[Dataset entries]

————

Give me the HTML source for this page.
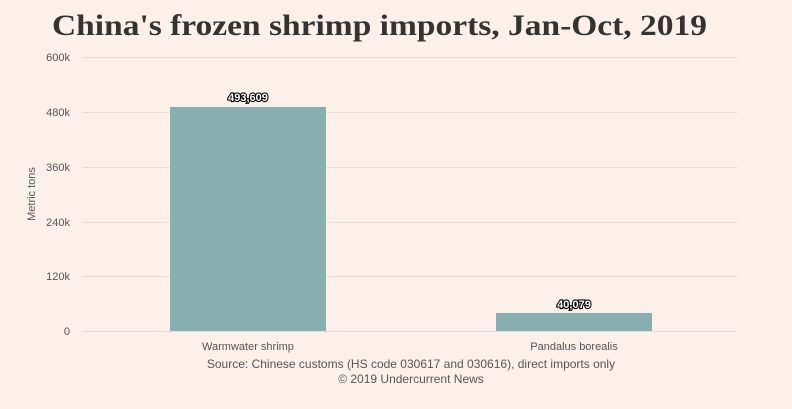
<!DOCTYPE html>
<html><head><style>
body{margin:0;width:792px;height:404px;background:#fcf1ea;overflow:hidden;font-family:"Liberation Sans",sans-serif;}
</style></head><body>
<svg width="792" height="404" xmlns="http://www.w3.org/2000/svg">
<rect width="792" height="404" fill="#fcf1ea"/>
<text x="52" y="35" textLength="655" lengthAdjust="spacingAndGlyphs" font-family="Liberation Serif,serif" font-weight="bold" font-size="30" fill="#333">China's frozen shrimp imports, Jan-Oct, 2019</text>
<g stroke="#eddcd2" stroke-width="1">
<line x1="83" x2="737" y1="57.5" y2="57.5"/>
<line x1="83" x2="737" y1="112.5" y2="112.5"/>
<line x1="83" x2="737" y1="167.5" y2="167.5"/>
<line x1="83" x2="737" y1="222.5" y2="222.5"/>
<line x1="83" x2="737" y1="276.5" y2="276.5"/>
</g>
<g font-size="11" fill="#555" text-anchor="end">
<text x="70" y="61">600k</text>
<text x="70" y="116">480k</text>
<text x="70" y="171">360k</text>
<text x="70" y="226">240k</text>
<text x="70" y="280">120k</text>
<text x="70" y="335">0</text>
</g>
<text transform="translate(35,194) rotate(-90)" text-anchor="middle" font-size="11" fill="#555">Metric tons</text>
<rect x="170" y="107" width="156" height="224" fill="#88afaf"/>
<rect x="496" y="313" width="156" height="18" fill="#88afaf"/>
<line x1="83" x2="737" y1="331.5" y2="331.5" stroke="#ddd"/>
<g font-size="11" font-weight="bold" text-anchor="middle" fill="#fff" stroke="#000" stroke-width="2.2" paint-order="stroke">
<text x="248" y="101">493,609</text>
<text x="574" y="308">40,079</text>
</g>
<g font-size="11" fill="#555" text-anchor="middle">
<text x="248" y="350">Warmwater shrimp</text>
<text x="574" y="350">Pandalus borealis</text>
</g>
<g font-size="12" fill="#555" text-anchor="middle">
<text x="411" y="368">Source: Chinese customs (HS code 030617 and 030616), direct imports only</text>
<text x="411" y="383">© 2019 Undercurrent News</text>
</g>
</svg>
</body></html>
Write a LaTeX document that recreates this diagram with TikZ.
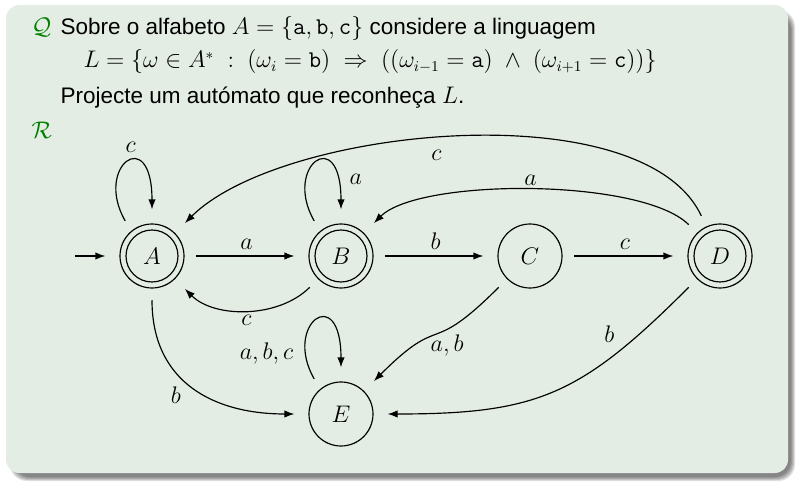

————

* _DIRECTIVE_
All entries must be written out again exactly as given, with no pictures in the copy.

* _ANSWER TO THIS EXERCISE_
Give me the HTML source for this page.
<!DOCTYPE html>
<html><head><style>
body{margin:0;width:792px;height:404px;background:#fcf1ea;overflow:hidden;font-family:"Liberation Sans",sans-serif;}
</style></head><body>
<svg width="792" height="404" xmlns="http://www.w3.org/2000/svg">
<rect width="792" height="404" fill="#fcf1ea"/>
<text x="52" y="35" textLength="655" lengthAdjust="spacingAndGlyphs" font-family="Liberation Serif,serif" font-weight="bold" font-size="30" fill="#333">China's frozen shrimp imports, Jan-Oct, 2019</text>
<g stroke="#eddcd2" stroke-width="1">
<line x1="83" x2="737" y1="57.5" y2="57.5"/>
<line x1="83" x2="737" y1="112.5" y2="112.5"/>
<line x1="83" x2="737" y1="167.5" y2="167.5"/>
<line x1="83" x2="737" y1="222.5" y2="222.5"/>
<line x1="83" x2="737" y1="276.5" y2="276.5"/>
</g>
<g font-size="11" fill="#555" text-anchor="end">
<text x="70" y="61">600k</text>
<text x="70" y="116">480k</text>
<text x="70" y="171">360k</text>
<text x="70" y="226">240k</text>
<text x="70" y="280">120k</text>
<text x="70" y="335">0</text>
</g>
<text transform="translate(35,194) rotate(-90)" text-anchor="middle" font-size="11" fill="#555">Metric tons</text>
<rect x="170" y="107" width="156" height="224" fill="#88afaf"/>
<rect x="496" y="313" width="156" height="18" fill="#88afaf"/>
<line x1="83" x2="737" y1="331.5" y2="331.5" stroke="#ddd"/>
<g font-size="11" font-weight="bold" text-anchor="middle" fill="#fff" stroke="#000" stroke-width="2.2" paint-order="stroke">
<text x="248" y="101">493,609</text>
<text x="574" y="308">40,079</text>
</g>
<g font-size="11" fill="#555" text-anchor="middle">
<text x="248" y="350">Warmwater shrimp</text>
<text x="574" y="350">Pandalus borealis</text>
</g>
<g font-size="12" fill="#555" text-anchor="middle">
<text x="411" y="368">Source: Chinese customs (HS code 030617 and 030616), direct imports only</text>
<text x="411" y="383">© 2019 Undercurrent News</text>
</g>
</svg>
</body></html>
Write a LaTeX document that recreates this diagram with TikZ.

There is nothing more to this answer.